Below are the records; reproduce all of them exactly but without any images.

--- Start INFORMATION PROVIDED ---

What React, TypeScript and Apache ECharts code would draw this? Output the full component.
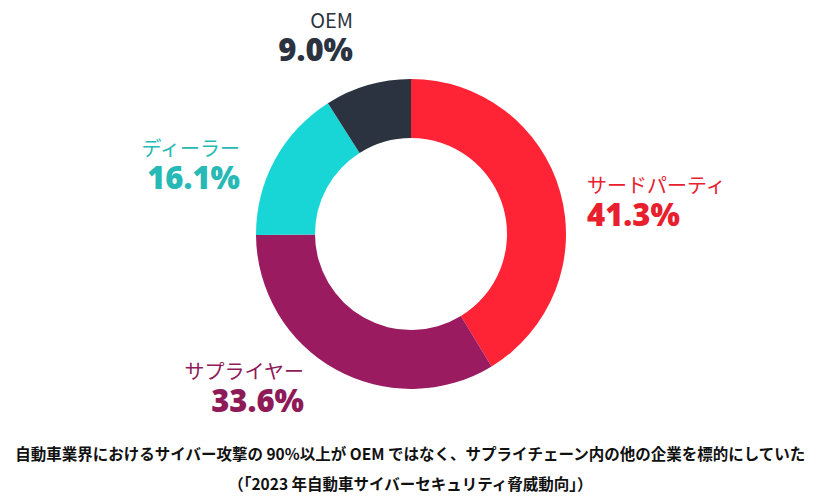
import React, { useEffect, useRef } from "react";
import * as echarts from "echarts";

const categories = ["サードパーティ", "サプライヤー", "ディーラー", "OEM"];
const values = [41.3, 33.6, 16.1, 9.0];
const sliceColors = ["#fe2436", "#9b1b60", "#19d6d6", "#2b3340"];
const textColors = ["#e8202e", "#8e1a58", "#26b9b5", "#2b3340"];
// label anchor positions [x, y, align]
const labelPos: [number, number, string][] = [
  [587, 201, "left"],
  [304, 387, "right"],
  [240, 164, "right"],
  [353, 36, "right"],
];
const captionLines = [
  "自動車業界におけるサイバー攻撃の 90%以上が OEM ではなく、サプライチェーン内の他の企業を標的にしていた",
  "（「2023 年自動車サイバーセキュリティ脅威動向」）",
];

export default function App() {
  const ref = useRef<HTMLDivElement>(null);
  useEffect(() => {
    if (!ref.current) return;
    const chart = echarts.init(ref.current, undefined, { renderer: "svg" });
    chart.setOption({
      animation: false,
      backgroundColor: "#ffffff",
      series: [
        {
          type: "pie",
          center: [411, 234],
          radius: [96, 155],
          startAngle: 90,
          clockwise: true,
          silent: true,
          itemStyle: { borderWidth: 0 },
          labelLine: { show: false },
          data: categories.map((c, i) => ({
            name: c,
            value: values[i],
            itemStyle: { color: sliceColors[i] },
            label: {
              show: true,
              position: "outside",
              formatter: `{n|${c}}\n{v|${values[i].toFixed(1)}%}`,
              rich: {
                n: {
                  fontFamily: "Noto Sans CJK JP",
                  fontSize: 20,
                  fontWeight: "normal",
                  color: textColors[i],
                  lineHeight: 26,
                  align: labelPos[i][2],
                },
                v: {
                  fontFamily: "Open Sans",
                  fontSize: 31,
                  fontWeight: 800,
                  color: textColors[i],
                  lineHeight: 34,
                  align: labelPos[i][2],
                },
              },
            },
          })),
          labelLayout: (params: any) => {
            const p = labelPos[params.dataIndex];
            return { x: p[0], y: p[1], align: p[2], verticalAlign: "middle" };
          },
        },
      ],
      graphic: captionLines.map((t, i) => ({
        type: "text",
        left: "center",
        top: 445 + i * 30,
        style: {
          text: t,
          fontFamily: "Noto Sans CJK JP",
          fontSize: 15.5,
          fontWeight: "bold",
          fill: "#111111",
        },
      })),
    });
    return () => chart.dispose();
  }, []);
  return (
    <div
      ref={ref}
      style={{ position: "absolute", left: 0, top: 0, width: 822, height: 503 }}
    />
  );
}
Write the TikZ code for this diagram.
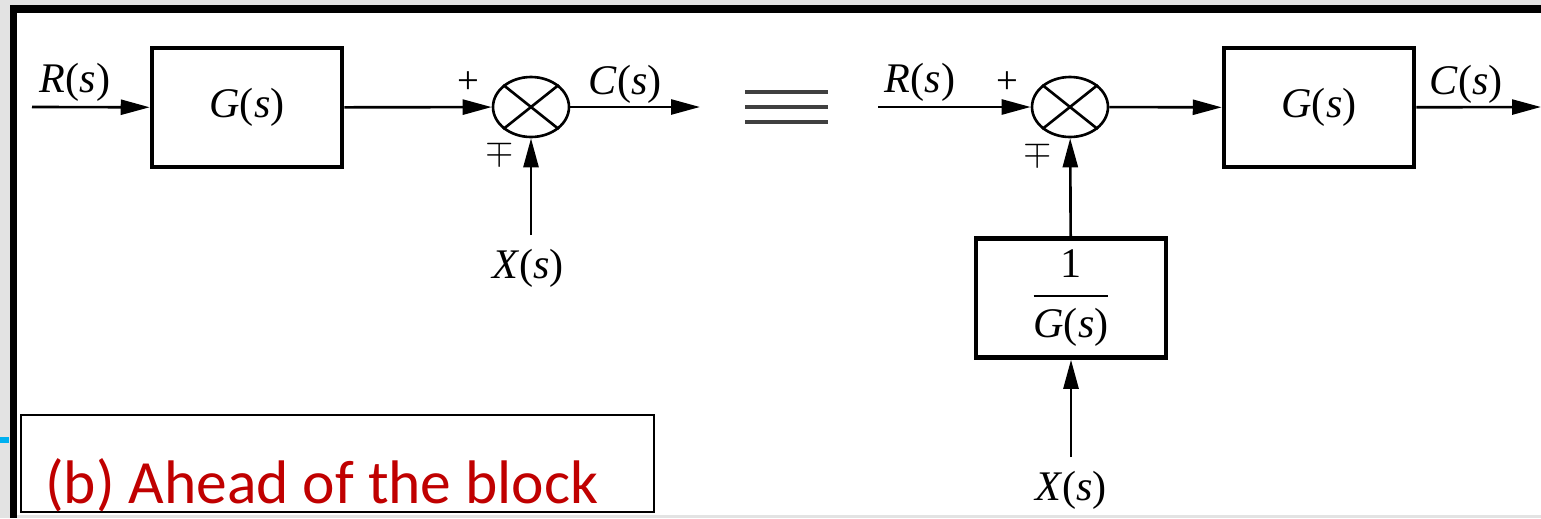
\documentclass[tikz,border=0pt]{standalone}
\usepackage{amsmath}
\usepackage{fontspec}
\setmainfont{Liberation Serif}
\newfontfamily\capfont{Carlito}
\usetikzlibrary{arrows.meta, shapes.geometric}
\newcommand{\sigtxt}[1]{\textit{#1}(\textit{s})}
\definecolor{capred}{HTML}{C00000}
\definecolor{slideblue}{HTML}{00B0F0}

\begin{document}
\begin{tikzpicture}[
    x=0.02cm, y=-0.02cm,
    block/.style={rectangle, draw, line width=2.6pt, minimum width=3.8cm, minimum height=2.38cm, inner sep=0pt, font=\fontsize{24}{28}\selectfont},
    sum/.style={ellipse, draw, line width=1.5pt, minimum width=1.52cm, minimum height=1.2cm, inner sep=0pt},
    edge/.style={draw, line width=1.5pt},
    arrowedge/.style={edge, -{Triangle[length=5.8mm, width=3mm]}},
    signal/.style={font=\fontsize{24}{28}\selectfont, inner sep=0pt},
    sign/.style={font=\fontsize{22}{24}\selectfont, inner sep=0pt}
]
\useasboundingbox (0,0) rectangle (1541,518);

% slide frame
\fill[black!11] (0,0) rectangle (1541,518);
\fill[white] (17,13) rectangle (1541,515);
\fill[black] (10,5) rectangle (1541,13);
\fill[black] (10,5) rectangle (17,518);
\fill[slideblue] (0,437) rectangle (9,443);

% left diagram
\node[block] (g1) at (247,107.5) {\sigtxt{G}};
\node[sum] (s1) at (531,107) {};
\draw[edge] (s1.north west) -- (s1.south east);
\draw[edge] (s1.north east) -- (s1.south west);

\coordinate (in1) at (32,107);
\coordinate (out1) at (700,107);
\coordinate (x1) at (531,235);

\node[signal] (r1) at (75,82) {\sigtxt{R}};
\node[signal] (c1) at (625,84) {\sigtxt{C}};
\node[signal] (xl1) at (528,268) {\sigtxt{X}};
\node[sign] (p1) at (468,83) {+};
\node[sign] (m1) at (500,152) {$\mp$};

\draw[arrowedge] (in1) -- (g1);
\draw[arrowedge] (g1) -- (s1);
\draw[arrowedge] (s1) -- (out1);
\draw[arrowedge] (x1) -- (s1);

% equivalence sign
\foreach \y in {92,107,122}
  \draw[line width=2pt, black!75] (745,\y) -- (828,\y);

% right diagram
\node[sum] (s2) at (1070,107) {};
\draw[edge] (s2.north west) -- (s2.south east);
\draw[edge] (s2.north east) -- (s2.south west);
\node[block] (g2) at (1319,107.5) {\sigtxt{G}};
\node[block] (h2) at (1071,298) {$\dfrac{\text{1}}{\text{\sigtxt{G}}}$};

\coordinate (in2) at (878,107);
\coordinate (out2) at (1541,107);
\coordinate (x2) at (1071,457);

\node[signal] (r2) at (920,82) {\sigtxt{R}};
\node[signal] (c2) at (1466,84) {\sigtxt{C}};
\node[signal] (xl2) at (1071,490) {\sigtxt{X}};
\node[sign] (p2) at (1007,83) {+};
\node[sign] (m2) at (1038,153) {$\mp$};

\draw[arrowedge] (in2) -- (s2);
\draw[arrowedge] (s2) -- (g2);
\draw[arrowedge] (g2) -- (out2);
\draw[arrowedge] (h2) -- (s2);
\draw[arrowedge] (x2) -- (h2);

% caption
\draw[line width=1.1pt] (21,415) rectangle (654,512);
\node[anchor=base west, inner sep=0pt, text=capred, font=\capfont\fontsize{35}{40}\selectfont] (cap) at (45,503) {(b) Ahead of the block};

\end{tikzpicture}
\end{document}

--- End INFORMATION PROVIDED ---

RESPONSE BELOW »
What React, TypeScript and Apache ECharts code would draw this? Output the full component.
import React, { useEffect, useRef } from "react";
import * as echarts from "echarts";

const categories = ["サードパーティ", "サプライヤー", "ディーラー", "OEM"];
const values = [41.3, 33.6, 16.1, 9.0];
const sliceColors = ["#fe2436", "#9b1b60", "#19d6d6", "#2b3340"];
const textColors = ["#e8202e", "#8e1a58", "#26b9b5", "#2b3340"];
// label anchor positions [x, y, align]
const labelPos: [number, number, string][] = [
  [587, 201, "left"],
  [304, 387, "right"],
  [240, 164, "right"],
  [353, 36, "right"],
];
const captionLines = [
  "自動車業界におけるサイバー攻撃の 90%以上が OEM ではなく、サプライチェーン内の他の企業を標的にしていた",
  "（「2023 年自動車サイバーセキュリティ脅威動向」）",
];

export default function App() {
  const ref = useRef<HTMLDivElement>(null);
  useEffect(() => {
    if (!ref.current) return;
    const chart = echarts.init(ref.current, undefined, { renderer: "svg" });
    chart.setOption({
      animation: false,
      backgroundColor: "#ffffff",
      series: [
        {
          type: "pie",
          center: [411, 234],
          radius: [96, 155],
          startAngle: 90,
          clockwise: true,
          silent: true,
          itemStyle: { borderWidth: 0 },
          labelLine: { show: false },
          data: categories.map((c, i) => ({
            name: c,
            value: values[i],
            itemStyle: { color: sliceColors[i] },
            label: {
              show: true,
              position: "outside",
              formatter: `{n|${c}}\n{v|${values[i].toFixed(1)}%}`,
              rich: {
                n: {
                  fontFamily: "Noto Sans CJK JP",
                  fontSize: 20,
                  fontWeight: "normal",
                  color: textColors[i],
                  lineHeight: 26,
                  align: labelPos[i][2],
                },
                v: {
                  fontFamily: "Open Sans",
                  fontSize: 31,
                  fontWeight: 800,
                  color: textColors[i],
                  lineHeight: 34,
                  align: labelPos[i][2],
                },
              },
            },
          })),
          labelLayout: (params: any) => {
            const p = labelPos[params.dataIndex];
            return { x: p[0], y: p[1], align: p[2], verticalAlign: "middle" };
          },
        },
      ],
      graphic: captionLines.map((t, i) => ({
        type: "text",
        left: "center",
        top: 445 + i * 30,
        style: {
          text: t,
          fontFamily: "Noto Sans CJK JP",
          fontSize: 15.5,
          fontWeight: "bold",
          fill: "#111111",
        },
      })),
    });
    return () => chart.dispose();
  }, []);
  return (
    <div
      ref={ref}
      style={{ position: "absolute", left: 0, top: 0, width: 822, height: 503 }}
    />
  );
}
Write the TikZ code for this diagram.
\documentclass[tikz,border=0pt]{standalone}
\usepackage{amsmath}
\usepackage{fontspec}
\setmainfont{Liberation Serif}
\newfontfamily\capfont{Carlito}
\usetikzlibrary{arrows.meta, shapes.geometric}
\newcommand{\sigtxt}[1]{\textit{#1}(\textit{s})}
\definecolor{capred}{HTML}{C00000}
\definecolor{slideblue}{HTML}{00B0F0}

\begin{document}
\begin{tikzpicture}[
    x=0.02cm, y=-0.02cm,
    block/.style={rectangle, draw, line width=2.6pt, minimum width=3.8cm, minimum height=2.38cm, inner sep=0pt, font=\fontsize{24}{28}\selectfont},
    sum/.style={ellipse, draw, line width=1.5pt, minimum width=1.52cm, minimum height=1.2cm, inner sep=0pt},
    edge/.style={draw, line width=1.5pt},
    arrowedge/.style={edge, -{Triangle[length=5.8mm, width=3mm]}},
    signal/.style={font=\fontsize{24}{28}\selectfont, inner sep=0pt},
    sign/.style={font=\fontsize{22}{24}\selectfont, inner sep=0pt}
]
\useasboundingbox (0,0) rectangle (1541,518);

% slide frame
\fill[black!11] (0,0) rectangle (1541,518);
\fill[white] (17,13) rectangle (1541,515);
\fill[black] (10,5) rectangle (1541,13);
\fill[black] (10,5) rectangle (17,518);
\fill[slideblue] (0,437) rectangle (9,443);

% left diagram
\node[block] (g1) at (247,107.5) {\sigtxt{G}};
\node[sum] (s1) at (531,107) {};
\draw[edge] (s1.north west) -- (s1.south east);
\draw[edge] (s1.north east) -- (s1.south west);

\coordinate (in1) at (32,107);
\coordinate (out1) at (700,107);
\coordinate (x1) at (531,235);

\node[signal] (r1) at (75,82) {\sigtxt{R}};
\node[signal] (c1) at (625,84) {\sigtxt{C}};
\node[signal] (xl1) at (528,268) {\sigtxt{X}};
\node[sign] (p1) at (468,83) {+};
\node[sign] (m1) at (500,152) {$\mp$};

\draw[arrowedge] (in1) -- (g1);
\draw[arrowedge] (g1) -- (s1);
\draw[arrowedge] (s1) -- (out1);
\draw[arrowedge] (x1) -- (s1);

% equivalence sign
\foreach \y in {92,107,122}
  \draw[line width=2pt, black!75] (745,\y) -- (828,\y);

% right diagram
\node[sum] (s2) at (1070,107) {};
\draw[edge] (s2.north west) -- (s2.south east);
\draw[edge] (s2.north east) -- (s2.south west);
\node[block] (g2) at (1319,107.5) {\sigtxt{G}};
\node[block] (h2) at (1071,298) {$\dfrac{\text{1}}{\text{\sigtxt{G}}}$};

\coordinate (in2) at (878,107);
\coordinate (out2) at (1541,107);
\coordinate (x2) at (1071,457);

\node[signal] (r2) at (920,82) {\sigtxt{R}};
\node[signal] (c2) at (1466,84) {\sigtxt{C}};
\node[signal] (xl2) at (1071,490) {\sigtxt{X}};
\node[sign] (p2) at (1007,83) {+};
\node[sign] (m2) at (1038,153) {$\mp$};

\draw[arrowedge] (in2) -- (s2);
\draw[arrowedge] (s2) -- (g2);
\draw[arrowedge] (g2) -- (out2);
\draw[arrowedge] (h2) -- (s2);
\draw[arrowedge] (x2) -- (h2);

% caption
\draw[line width=1.1pt] (21,415) rectangle (654,512);
\node[anchor=base west, inner sep=0pt, text=capred, font=\capfont\fontsize{35}{40}\selectfont] (cap) at (45,503) {(b) Ahead of the block};

\end{tikzpicture}
\end{document}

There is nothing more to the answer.